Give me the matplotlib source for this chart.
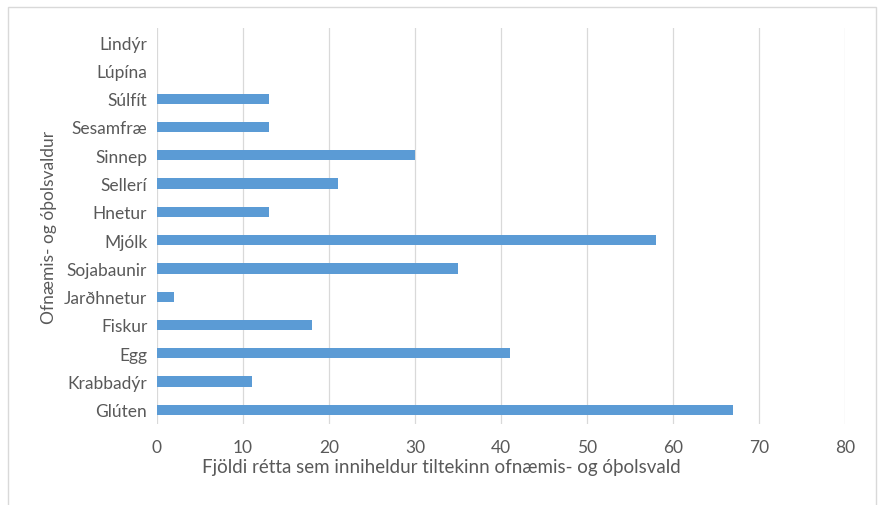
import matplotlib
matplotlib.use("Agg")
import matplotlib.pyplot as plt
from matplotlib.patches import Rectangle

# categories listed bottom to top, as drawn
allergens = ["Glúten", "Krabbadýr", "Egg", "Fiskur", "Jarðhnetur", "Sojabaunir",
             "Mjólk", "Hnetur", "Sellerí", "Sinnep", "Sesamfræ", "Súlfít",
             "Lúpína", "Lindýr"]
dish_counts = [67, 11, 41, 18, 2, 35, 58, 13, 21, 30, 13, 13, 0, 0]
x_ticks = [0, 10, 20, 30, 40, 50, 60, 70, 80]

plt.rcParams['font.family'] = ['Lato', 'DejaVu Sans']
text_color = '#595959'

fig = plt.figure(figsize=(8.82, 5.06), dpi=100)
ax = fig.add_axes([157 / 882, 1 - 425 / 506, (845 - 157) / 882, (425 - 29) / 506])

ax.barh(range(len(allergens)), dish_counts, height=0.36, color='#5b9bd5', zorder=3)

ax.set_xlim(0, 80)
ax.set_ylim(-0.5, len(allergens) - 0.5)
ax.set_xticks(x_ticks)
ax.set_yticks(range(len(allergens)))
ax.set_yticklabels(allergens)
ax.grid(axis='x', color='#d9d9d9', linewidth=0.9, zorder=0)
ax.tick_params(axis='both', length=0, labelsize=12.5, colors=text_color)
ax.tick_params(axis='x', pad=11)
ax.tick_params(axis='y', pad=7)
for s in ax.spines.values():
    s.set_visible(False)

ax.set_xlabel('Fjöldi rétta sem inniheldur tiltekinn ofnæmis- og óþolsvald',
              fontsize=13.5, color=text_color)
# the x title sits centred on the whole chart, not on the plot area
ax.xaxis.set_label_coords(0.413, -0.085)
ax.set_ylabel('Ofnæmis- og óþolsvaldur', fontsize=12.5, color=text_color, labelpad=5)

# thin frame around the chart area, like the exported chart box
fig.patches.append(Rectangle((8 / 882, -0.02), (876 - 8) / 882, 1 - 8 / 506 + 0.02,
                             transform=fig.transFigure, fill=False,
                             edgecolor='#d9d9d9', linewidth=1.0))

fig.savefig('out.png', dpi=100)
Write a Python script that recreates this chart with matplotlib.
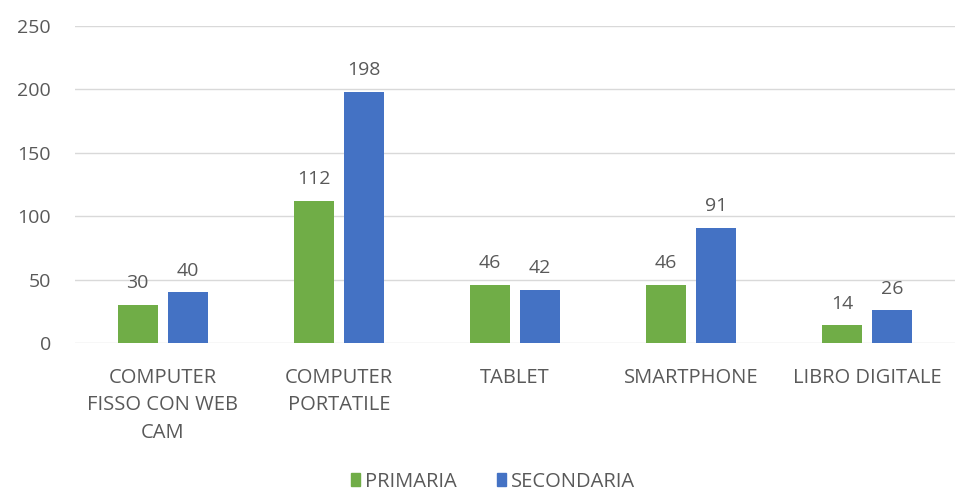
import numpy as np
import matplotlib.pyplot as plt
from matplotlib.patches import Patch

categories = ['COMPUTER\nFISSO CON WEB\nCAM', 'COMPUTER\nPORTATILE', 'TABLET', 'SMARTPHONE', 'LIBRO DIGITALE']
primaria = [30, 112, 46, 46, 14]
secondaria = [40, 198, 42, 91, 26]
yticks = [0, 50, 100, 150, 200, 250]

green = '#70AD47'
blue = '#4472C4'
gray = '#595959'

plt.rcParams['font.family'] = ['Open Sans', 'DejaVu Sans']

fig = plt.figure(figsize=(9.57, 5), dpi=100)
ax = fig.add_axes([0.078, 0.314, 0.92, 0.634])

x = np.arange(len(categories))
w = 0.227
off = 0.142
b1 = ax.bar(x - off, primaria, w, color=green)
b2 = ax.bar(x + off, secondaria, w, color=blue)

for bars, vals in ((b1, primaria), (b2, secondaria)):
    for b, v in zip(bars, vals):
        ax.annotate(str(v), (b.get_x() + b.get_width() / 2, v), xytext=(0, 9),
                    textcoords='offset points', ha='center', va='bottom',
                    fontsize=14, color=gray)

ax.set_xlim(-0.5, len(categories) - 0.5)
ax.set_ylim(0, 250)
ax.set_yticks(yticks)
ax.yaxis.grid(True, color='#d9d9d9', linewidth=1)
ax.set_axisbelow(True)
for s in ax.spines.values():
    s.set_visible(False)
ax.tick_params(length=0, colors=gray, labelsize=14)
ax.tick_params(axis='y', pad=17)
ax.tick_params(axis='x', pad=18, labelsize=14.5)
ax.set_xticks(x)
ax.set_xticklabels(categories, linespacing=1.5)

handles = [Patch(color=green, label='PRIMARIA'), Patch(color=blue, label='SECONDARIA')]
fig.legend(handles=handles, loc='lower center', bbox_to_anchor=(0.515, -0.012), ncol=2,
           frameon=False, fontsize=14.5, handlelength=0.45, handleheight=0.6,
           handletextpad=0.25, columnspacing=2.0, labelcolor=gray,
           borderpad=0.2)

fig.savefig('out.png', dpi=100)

* * *

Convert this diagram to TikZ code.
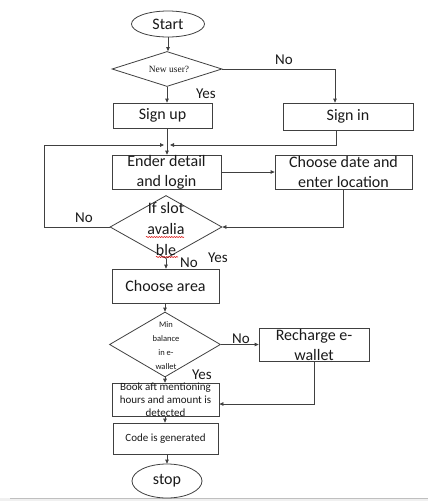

**Instruction**
Beginning with the line above that contains "Give me the matplotlib source for this chart." and ending with the line that contains "from matplotlib.patches import Patch", quote each line exactly, keeping out the pictures.

**Worked solution**
Give me the matplotlib source for this chart.
import matplotlib
matplotlib.use("Agg")
import matplotlib.pyplot as plt
from matplotlib.patches import Rectangle

# categories listed bottom to top, as drawn
allergens = ["Glúten", "Krabbadýr", "Egg", "Fiskur", "Jarðhnetur", "Sojabaunir",
             "Mjólk", "Hnetur", "Sellerí", "Sinnep", "Sesamfræ", "Súlfít",
             "Lúpína", "Lindýr"]
dish_counts = [67, 11, 41, 18, 2, 35, 58, 13, 21, 30, 13, 13, 0, 0]
x_ticks = [0, 10, 20, 30, 40, 50, 60, 70, 80]

plt.rcParams['font.family'] = ['Lato', 'DejaVu Sans']
text_color = '#595959'

fig = plt.figure(figsize=(8.82, 5.06), dpi=100)
ax = fig.add_axes([157 / 882, 1 - 425 / 506, (845 - 157) / 882, (425 - 29) / 506])

ax.barh(range(len(allergens)), dish_counts, height=0.36, color='#5b9bd5', zorder=3)

ax.set_xlim(0, 80)
ax.set_ylim(-0.5, len(allergens) - 0.5)
ax.set_xticks(x_ticks)
ax.set_yticks(range(len(allergens)))
ax.set_yticklabels(allergens)
ax.grid(axis='x', color='#d9d9d9', linewidth=0.9, zorder=0)
ax.tick_params(axis='both', length=0, labelsize=12.5, colors=text_color)
ax.tick_params(axis='x', pad=11)
ax.tick_params(axis='y', pad=7)
for s in ax.spines.values():
    s.set_visible(False)

ax.set_xlabel('Fjöldi rétta sem inniheldur tiltekinn ofnæmis- og óþolsvald',
              fontsize=13.5, color=text_color)
# the x title sits centred on the whole chart, not on the plot area
ax.xaxis.set_label_coords(0.413, -0.085)
ax.set_ylabel('Ofnæmis- og óþolsvaldur', fontsize=12.5, color=text_color, labelpad=5)

# thin frame around the chart area, like the exported chart box
fig.patches.append(Rectangle((8 / 882, -0.02), (876 - 8) / 882, 1 - 8 / 506 + 0.02,
                             transform=fig.transFigure, fill=False,
                             edgecolor='#d9d9d9', linewidth=1.0))

fig.savefig('out.png', dpi=100)
Write a Python script that recreates this chart with matplotlib.
import numpy as np
import matplotlib.pyplot as plt
from matplotlib.patches import Patch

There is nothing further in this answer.